I've started implementing Serialize by hand for some enum types just to work around this behavior.

jimmycuadra commented 8 years ago

This issue is complicating things for me in a few different projects. I'd prefer the old default that everyone seems to be asking for, but it would also be a workable replacement if we could use #[serde(serialize_with=$path)] for enum variants in addition to struct fields.

jimmycuadra commented 8 years ago

Does anyone have a workaround for this until the Serde team addresses it? Is the only choice to implement the relevant traits manually?

jwilm commented 8 years ago

@jimmycuadra I've been manually implementing the conversion when needed. Here's an example: https://gist.github.com/jwilm/30b62746a8f9dcd910cd470e2836a7cc. You might want to implement the conversion to a &str with AsRef<str> instead of a custom function as_str as in the example.

jwilm commented 8 years ago

Since we're doing this in several places, I ended up refactoring the above into a macro relying on a FromStr implementation for the same type. Here's the macro for anyone interested.

TimNN commented 8 years ago

I've just spend some time trying to figure out why my enum was not deserializing (I'm consuming and external json api).

I find the current behaviour especially surprising when trying to deserialize a C-like enum from a json string value.

jwilm commented 8 years ago

Hoping to move this forward with some reflection on what's been discussed so far.

Users who have spoken up in this thread suggest that the intuitive behavior of serde in the case of enums with unit-like variants is to serialize them as a String/usize and not as a map. @erickt mentioned that Servo actually depends on the new behavior which treats them as a map and suggested introducing annotations to bring back the old behavior. However, @SimonSapin suggested this wasn't true of Servo's serde use.

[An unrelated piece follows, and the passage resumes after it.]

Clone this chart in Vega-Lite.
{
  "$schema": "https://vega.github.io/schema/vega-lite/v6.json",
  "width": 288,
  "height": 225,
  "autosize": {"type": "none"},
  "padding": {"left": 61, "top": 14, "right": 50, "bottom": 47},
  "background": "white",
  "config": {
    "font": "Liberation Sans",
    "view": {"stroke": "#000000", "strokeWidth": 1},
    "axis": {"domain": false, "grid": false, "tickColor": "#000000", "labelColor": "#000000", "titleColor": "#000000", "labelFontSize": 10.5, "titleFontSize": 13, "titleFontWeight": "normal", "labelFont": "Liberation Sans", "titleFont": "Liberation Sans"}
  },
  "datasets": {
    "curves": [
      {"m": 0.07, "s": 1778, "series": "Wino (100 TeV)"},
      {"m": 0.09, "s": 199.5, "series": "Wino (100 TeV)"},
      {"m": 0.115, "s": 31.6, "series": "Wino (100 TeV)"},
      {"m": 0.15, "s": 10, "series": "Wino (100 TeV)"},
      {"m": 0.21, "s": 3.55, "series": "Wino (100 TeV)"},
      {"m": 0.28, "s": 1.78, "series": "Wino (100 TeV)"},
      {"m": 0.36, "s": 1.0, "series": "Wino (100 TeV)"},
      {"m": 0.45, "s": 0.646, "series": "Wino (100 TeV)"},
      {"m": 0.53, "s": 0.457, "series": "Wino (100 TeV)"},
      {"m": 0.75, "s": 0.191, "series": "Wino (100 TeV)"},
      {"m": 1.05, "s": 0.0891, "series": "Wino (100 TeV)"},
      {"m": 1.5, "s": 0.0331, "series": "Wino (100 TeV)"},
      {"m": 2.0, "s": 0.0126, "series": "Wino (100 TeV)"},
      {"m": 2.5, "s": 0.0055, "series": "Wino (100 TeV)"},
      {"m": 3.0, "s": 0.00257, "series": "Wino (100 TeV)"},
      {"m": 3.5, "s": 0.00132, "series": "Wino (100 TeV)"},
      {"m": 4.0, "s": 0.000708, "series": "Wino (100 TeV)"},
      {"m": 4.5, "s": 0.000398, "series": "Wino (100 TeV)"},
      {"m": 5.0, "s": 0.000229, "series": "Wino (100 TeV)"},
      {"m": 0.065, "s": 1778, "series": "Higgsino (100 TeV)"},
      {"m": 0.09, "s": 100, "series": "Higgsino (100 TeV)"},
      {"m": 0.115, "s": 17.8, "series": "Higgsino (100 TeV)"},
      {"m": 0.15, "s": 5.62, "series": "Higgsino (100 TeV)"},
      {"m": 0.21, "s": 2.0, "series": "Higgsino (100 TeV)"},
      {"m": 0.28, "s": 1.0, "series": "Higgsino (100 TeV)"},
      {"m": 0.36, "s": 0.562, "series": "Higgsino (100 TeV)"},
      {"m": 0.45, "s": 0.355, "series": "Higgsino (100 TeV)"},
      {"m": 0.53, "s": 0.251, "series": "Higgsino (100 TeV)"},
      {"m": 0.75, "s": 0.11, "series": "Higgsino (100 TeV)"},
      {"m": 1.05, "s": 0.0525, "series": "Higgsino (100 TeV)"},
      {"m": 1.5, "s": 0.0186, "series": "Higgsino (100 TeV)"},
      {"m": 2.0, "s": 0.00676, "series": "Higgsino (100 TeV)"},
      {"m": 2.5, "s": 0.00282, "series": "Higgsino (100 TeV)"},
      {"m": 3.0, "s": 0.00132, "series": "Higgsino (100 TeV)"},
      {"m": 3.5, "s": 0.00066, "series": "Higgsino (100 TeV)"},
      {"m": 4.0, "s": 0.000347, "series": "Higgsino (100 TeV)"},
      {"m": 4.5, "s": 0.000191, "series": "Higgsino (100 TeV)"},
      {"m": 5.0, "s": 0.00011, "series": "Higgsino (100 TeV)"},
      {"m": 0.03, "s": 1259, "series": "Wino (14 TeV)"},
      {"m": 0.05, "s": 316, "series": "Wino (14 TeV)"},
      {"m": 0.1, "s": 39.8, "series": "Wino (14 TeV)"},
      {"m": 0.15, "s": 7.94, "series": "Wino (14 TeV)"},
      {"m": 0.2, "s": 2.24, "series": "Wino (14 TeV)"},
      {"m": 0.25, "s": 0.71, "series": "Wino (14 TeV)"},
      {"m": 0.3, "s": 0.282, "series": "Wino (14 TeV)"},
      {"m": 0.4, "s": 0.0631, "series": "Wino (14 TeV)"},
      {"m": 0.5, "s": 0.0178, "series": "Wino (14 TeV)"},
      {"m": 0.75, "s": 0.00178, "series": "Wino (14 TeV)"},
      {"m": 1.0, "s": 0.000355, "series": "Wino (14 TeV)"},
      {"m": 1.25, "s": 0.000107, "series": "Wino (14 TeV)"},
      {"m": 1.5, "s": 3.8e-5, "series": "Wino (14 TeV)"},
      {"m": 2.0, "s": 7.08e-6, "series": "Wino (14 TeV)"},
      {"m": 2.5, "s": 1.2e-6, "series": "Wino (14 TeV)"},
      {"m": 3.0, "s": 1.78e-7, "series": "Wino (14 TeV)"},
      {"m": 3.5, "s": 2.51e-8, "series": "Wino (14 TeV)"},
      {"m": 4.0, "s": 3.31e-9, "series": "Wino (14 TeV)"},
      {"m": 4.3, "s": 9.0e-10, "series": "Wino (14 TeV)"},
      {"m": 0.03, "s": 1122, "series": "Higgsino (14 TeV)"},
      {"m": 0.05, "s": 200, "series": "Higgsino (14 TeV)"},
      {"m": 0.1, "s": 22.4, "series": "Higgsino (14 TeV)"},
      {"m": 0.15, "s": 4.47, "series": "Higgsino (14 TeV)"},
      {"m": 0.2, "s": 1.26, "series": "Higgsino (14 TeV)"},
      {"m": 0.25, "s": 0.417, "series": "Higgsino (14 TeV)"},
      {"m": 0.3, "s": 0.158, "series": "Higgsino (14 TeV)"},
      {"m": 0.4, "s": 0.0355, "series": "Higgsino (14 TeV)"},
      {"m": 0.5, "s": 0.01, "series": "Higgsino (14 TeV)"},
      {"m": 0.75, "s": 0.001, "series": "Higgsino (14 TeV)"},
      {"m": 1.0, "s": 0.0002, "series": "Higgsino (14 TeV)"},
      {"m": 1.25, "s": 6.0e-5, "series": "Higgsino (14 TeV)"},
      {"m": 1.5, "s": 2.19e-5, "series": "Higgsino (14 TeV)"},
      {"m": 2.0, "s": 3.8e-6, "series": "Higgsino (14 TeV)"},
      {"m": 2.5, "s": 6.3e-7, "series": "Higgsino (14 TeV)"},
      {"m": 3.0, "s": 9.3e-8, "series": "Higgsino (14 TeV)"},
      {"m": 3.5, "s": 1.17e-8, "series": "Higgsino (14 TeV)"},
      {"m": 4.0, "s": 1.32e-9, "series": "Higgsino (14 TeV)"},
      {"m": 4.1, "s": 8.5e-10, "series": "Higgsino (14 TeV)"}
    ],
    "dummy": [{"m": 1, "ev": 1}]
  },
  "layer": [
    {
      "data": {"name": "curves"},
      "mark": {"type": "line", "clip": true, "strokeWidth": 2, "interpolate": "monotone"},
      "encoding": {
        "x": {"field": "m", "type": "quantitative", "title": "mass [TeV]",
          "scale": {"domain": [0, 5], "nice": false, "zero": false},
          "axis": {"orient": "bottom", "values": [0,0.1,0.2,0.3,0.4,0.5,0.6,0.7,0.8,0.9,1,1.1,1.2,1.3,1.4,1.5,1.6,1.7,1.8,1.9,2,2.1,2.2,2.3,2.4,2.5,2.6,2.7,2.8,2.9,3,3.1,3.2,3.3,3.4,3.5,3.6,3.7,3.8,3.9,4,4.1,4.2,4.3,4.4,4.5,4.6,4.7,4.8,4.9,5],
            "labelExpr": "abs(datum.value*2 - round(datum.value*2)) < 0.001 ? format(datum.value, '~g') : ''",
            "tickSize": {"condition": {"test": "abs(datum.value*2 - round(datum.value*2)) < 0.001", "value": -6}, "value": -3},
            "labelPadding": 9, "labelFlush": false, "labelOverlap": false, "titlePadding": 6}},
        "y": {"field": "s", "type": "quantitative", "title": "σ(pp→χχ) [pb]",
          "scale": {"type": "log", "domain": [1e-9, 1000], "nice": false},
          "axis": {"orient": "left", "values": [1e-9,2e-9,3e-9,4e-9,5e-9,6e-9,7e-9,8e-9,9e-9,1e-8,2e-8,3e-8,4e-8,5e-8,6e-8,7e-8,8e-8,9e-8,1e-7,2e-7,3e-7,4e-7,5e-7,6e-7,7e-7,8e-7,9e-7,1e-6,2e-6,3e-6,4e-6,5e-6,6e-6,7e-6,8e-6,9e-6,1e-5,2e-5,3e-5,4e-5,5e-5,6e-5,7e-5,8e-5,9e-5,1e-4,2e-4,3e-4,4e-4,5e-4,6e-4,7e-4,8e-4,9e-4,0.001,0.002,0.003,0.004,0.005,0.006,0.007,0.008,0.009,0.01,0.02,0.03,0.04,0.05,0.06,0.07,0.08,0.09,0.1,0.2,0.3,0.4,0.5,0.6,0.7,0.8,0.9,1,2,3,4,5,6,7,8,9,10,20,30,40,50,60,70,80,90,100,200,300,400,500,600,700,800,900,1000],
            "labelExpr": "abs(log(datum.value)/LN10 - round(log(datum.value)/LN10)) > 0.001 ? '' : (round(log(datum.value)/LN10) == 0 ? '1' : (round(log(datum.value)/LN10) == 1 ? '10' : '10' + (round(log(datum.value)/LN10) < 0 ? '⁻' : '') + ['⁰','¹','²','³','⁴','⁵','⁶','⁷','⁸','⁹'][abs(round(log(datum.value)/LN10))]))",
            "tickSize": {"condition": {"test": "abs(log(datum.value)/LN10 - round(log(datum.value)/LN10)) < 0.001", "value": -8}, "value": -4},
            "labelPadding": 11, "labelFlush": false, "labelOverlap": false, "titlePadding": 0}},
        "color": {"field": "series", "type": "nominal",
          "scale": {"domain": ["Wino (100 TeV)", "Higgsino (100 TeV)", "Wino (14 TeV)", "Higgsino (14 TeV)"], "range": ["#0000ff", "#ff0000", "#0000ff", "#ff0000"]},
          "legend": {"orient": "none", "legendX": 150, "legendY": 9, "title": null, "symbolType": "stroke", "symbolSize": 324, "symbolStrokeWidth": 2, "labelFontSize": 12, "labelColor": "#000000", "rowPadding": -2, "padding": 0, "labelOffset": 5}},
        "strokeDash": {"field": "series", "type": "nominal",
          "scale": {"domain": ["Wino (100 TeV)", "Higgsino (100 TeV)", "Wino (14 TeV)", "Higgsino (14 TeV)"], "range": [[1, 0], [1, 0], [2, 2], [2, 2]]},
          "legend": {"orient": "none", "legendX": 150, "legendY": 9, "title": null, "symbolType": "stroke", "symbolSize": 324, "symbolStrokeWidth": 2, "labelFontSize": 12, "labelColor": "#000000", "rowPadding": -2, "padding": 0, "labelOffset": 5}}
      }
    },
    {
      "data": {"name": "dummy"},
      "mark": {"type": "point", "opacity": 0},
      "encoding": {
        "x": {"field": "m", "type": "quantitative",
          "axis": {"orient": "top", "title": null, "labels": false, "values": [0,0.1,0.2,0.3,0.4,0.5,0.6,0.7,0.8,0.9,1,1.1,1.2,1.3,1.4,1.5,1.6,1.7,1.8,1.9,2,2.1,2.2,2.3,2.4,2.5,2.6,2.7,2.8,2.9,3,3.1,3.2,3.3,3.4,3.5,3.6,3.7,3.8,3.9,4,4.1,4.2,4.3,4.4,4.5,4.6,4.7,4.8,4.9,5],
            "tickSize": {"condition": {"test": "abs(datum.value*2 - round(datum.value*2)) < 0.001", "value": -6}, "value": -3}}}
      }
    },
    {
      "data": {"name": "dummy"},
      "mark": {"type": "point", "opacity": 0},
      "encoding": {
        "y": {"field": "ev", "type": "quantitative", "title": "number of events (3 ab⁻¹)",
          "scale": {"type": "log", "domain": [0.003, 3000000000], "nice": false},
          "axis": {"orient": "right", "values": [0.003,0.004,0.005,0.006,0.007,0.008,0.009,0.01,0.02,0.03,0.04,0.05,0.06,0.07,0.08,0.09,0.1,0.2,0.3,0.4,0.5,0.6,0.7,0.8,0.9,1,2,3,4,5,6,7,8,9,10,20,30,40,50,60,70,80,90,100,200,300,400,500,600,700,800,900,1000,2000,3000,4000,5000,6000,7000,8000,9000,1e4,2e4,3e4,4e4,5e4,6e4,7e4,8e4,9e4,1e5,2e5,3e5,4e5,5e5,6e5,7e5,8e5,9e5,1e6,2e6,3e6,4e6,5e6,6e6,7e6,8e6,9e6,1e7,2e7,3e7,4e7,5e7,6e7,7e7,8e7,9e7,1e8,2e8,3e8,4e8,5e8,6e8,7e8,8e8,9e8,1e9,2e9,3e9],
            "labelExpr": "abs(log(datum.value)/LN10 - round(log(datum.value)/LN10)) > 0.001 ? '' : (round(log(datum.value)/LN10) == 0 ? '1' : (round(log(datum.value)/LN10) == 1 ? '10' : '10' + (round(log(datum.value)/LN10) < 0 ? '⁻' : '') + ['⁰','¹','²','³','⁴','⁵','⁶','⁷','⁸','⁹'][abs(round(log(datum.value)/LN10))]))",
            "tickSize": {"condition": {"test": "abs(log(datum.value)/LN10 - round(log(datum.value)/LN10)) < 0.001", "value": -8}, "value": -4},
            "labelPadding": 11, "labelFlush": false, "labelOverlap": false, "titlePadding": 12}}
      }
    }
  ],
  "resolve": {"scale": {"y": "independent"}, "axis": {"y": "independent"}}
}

The annotations would still be useful for hinting at the Serializer/Deserializer implementations for choosing usize vs string, but to require annotations by default has been shown to be counter-intuitive based on the activity in this thread.

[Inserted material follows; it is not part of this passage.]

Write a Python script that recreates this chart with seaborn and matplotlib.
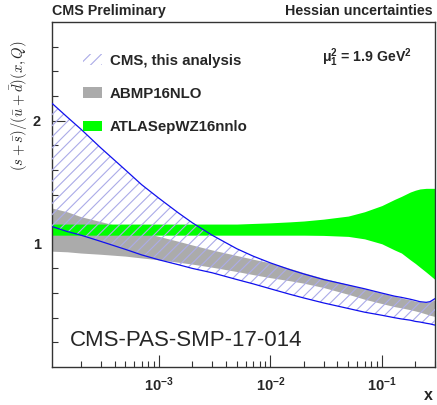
import numpy as np
import pandas as pd
import matplotlib
matplotlib.use("Agg")
import matplotlib.pyplot as plt
import seaborn as sns
from matplotlib.patches import Patch
from matplotlib.ticker import FixedLocator, NullFormatter

# ---------------- data ----------------
x_vals = [1.1e-4, 1.5e-4, 2e-4, 3e-4, 5e-4, 7e-4, 1e-3, 1.5e-3, 2e-3, 3e-3, 5e-3, 7e-3,
          1e-2, 1.5e-2, 2e-2, 3e-2, 5e-2, 7e-2, 0.1, 0.13, 0.15, 0.18, 0.2, 0.22, 0.25, 0.27, 0.3]

cms_up = [2.14, 2.03, 1.93, 1.78, 1.60, 1.48, 1.37, 1.25, 1.17, 1.07, 0.96, 0.90,
          0.845, 0.79, 0.755, 0.71, 0.665, 0.635, 0.60, 0.575, 0.565, 0.55, 0.54, 0.53, 0.525, 0.53, 0.555]
cms_lo = [1.14, 1.10, 1.07, 1.02, 0.955, 0.91, 0.87, 0.83, 0.80, 0.765, 0.71, 0.675,
          0.635, 0.59, 0.56, 0.52, 0.475, 0.445, 0.42, 0.40, 0.39, 0.38, 0.37, 0.365, 0.355, 0.35, 0.34]

abmp_up = [1.29, 1.26, 1.22, 1.18, 1.13, 1.095, 1.06, 1.02, 0.99, 0.95, 0.905, 0.875,
           0.845, 0.80, 0.765, 0.72, 0.67, 0.635, 0.60, 0.575, 0.56, 0.545, 0.535, 0.53, 0.525, 0.53, 0.545]
abmp_lo = [0.94, 0.935, 0.925, 0.915, 0.90, 0.885, 0.87, 0.85, 0.835, 0.81, 0.775, 0.75,
           0.725, 0.70, 0.68, 0.645, 0.59, 0.55, 0.515, 0.49, 0.48, 0.465, 0.455, 0.445, 0.43, 0.42, 0.41]

atlas_up = [1.16, 1.16, 1.16, 1.16, 1.16, 1.16, 1.16, 1.16, 1.16, 1.16, 1.16, 1.165,
            1.17, 1.178, 1.185, 1.20, 1.225, 1.26, 1.31, 1.36, 1.385, 1.42, 1.435, 1.445, 1.45, 1.45, 1.45]
atlas_lo = [1.07, 1.07, 1.07, 1.07, 1.07, 1.07, 1.07, 1.07, 1.07, 1.07, 1.07, 1.07,
            1.07, 1.07, 1.07, 1.068, 1.06, 1.04, 1.00, 0.95, 0.925, 0.87, 0.84, 0.81, 0.77, 0.745, 0.71]

legend_labels = ["CMS, this analysis", "ABMP16NLO", "ATLASepWZ16nnlo"]
x_tick_vals = [1e-3, 1e-2, 1e-1]
x_tick_labels = [r"$\mathbf{10^{-3}}$", r"$\mathbf{10^{-2}}$", r"$\mathbf{10^{-1}}$"]
y_tick_vals = [1, 2]
y_tick_labels = ["1", "2"]

df = pd.DataFrame({"x": x_vals, "cms_up": cms_up, "cms_lo": cms_lo})

# ---------------- style ----------------
sns.set_theme(style="ticks")
plt.rcParams["font.family"] = ["Liberation Sans", "DejaVu Sans"]
plt.rcParams["mathtext.fontset"] = "custom"
plt.rcParams["mathtext.rm"] = "Liberation Sans"
plt.rcParams["mathtext.bf"] = "Liberation Sans:bold"
plt.rcParams["mathtext.it"] = "Liberation Sans:italic"
plt.rcParams["hatch.linewidth"] = 0.8

W, H = 437, 405
fig = plt.figure(figsize=(W / 100, H / 100), dpi=100)
ax = fig.add_axes([52 / W, 1 - 367 / H, (435 - 52) / W, (367 - 22) / H])

GREY = "#ababab"
GREEN = "#00ff00"
BLUE = "#1010ee"
HATCH = "#ababe8"

ax.fill_between(x_vals, abmp_lo, abmp_up, color=GREY, linewidth=0, zorder=1)
ax.fill_between(x_vals, atlas_lo, atlas_up, color=GREEN, linewidth=0, zorder=2)
ax.fill_between(x_vals, cms_lo, cms_up, facecolor="none", edgecolor=HATCH,
                hatch="///", linewidth=0, zorder=3)
sns.lineplot(data=df, x="x", y="cms_up", color=BLUE, linewidth=0.9, ax=ax, zorder=4)
sns.lineplot(data=df, x="x", y="cms_lo", color=BLUE, linewidth=0.9, ax=ax, zorder=4)

ax.set_xscale("log")
ax.set_xlim(1.1e-4, 0.3)
ax.set_ylim(0, 2.8)
ax.set_xlabel("")
ax.set_ylabel("")

# ticks
ax.xaxis.set_major_locator(FixedLocator(x_tick_vals))
ax.set_xticklabels(x_tick_labels)
minor_x = [m * 10.0 ** e for e in range(-4, 0) for m in range(2, 10)]
ax.xaxis.set_minor_locator(FixedLocator(minor_x))
ax.xaxis.set_minor_formatter(NullFormatter())
ax.yaxis.set_major_locator(FixedLocator(y_tick_vals))
ax.set_yticklabels(y_tick_labels)
ax.yaxis.set_minor_locator(FixedLocator([round(0.2 * i, 1) for i in range(1, 14)]))
ax.yaxis.set_minor_formatter(NullFormatter())
ax.tick_params(axis="both", which="major", direction="in", length=9, width=0.8,
               color="#333333", labelsize=10.5, top=False, right=False)
ax.tick_params(axis="both", which="minor", direction="in", length=4.5, width=0.8,
               color="#333333", top=False, right=False)
ax.tick_params(axis="x", which="major", pad=6)
ax.tick_params(axis="y", which="major", pad=8)
for lab in ax.get_yticklabels():
    lab.set_fontweight("bold")
for sp in ax.spines.values():
    sp.set_visible(True)
    sp.set_color("#333333")
    sp.set_linewidth(1.0)

# legend
handles = [
    Patch(facecolor="white", edgecolor=HATCH, hatch="///", linewidth=0),
    Patch(facecolor=GREY, edgecolor="none"),
    Patch(facecolor=GREEN, edgecolor="none"),
]
leg = fig.legend(handles, legend_labels, loc="upper left",
                 bbox_to_anchor=(82.5 / W, 1 - 53.5 / H), frameon=False,
                 prop={"weight": "bold", "size": 10.8}, handlelength=1.27,
                 handleheight=0.73, handletextpad=0.55, labelspacing=1.29,
                 borderpad=0, borderaxespad=0)

# texts
fig.text(52 / W, 1 - 11 / H, "CMS Preliminary", fontsize=10.3, fontweight="bold",
         ha="left", va="center")
fig.text(433 / W, 1 - 11 / H, "Hessian uncertainties", fontsize=10.3, fontweight="bold",
         ha="right", va="center")
fig.text(322 / W, 1 - 58 / H, r"$\mathbf{\mu_1^2}$ = 1.9 GeV$^\mathbf{2}$",
         fontsize=10.2, fontweight="bold", ha="left", va="center")
fig.text(70 / W, 1 - 340.5 / H, "CMS-PAS-SMP-17-014", fontsize=16,
         ha="left", va="center")
fig.text(428 / W, 1 - 396 / H, "x", fontsize=11.5, fontweight="bold",
         ha="center", va="center")
fig.text(19 / W, 1 - 106 / H, r"$(s+\bar{s})/(\bar{u}+\bar{d})(x,Q)$",
         rotation=90, fontsize=10.5, ha="center", va="center",
         math_fontfamily="cm")

fig.savefig("out.png", dpi=100)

It would be great to get some consensus on this decision from the serde team so that someone could make an appropriate PR to implement it. I noticed that some issues are starting to get marked with breakage, and it would be nice to get this resolved for the next breaking release (or earlier depending on the decision here).

As to not leave this too open-ended or hand wavey, here is a concrete proposal.

  1. Revert to the original unit-like variant serialization/deserialization behavior. That is, expect a String or usize instead of a map.
  2. Support annotations on enums to choose usize/string behavior for unit-like variants. For example, #[serde(unit_variant_as_usize)] and #[serde(unit_variant_as_string)] could hint at serializer/deserializer implementations to choose one over the other. This probably only matters for human consumable serialization formats such as yaml and json since binary formats would almost certainly want to use the more compact usize serialization.
SimonSapin commented 8 years ago

Servo isn’t a single person. I wrote above about my experience, but I can’t speak for everyone else on the Servo team.

jwilm commented 8 years ago

d8fb2abd032ad1907d269c24d518a9695493a34b is the commit where enum serialization was initially changed to {"variant": ["fields, ...]}. Unfortunately the message doesn't elaborate on the Servo question.

I also poked around in the Servo script component a bit, and the only references to serde::{Serialize, Deserialize} traits were for empty JSTrace impls on ipc channel types.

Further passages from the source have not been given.